Part of being adopted is having a story that people want to know and, if you are a transracial adoptee, it can feel even harder to uphold boundaries around your story. Adoptee stories are sacred, and it is a privilege to hear them. While I understand that not everyone has earned the right to my story and I have the autonomy to not answer questions, I still feel some sense of obligation to ease others’ curiosity. There has never been a time that my parents or family introduced me as their daughter or sister that I could not see the curiosity on the person’s face about my story.

Setting and upholding boundaries can be exhausting. Not telling my story, or deflecting questions about my adoption can sometimes feel just as exhausting as sharing my story. I sometimes wonder what it would be like to be the same race as my family, to not feel like a question that has to be answered.

Adoption means: having some responsibility to educate others.

It took me a long time to be brave enough to enter this space – to be an adoptee doing adoption education and advocacy work. While this is a choice I made, I do not think adoptees have the ability to fully opt out of educating others.
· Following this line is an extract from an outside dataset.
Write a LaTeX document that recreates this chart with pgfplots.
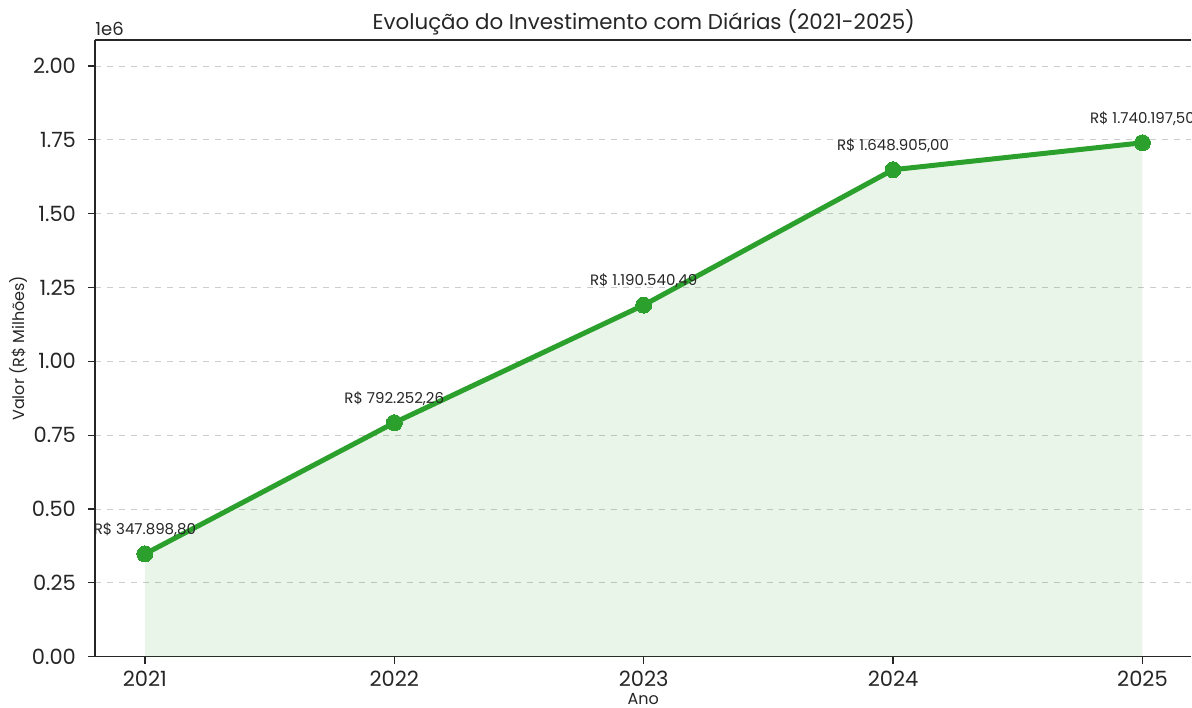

In some capacity, adoptees are providing adoption education every day, whether it be correcting the language of others or upholding personal boundaries; it is all education and it can feel hard and heavy.

I have found this work to be both life-giving and triggering. There are days I wish people understood the multifaceted nuances of adoption without having to explain it to them, and other days I love explaining. It will always be a delicate space, one in which I am continuously learning how to navigate with ease and not obligation.

If you are an adoptee, know that I see you and I hold space for your story and experience, regardless of how different it is from mine. I know this month can feel hard. For everyone else, I ask for the same, that you see us and hold space for our stories, this adoption month and always.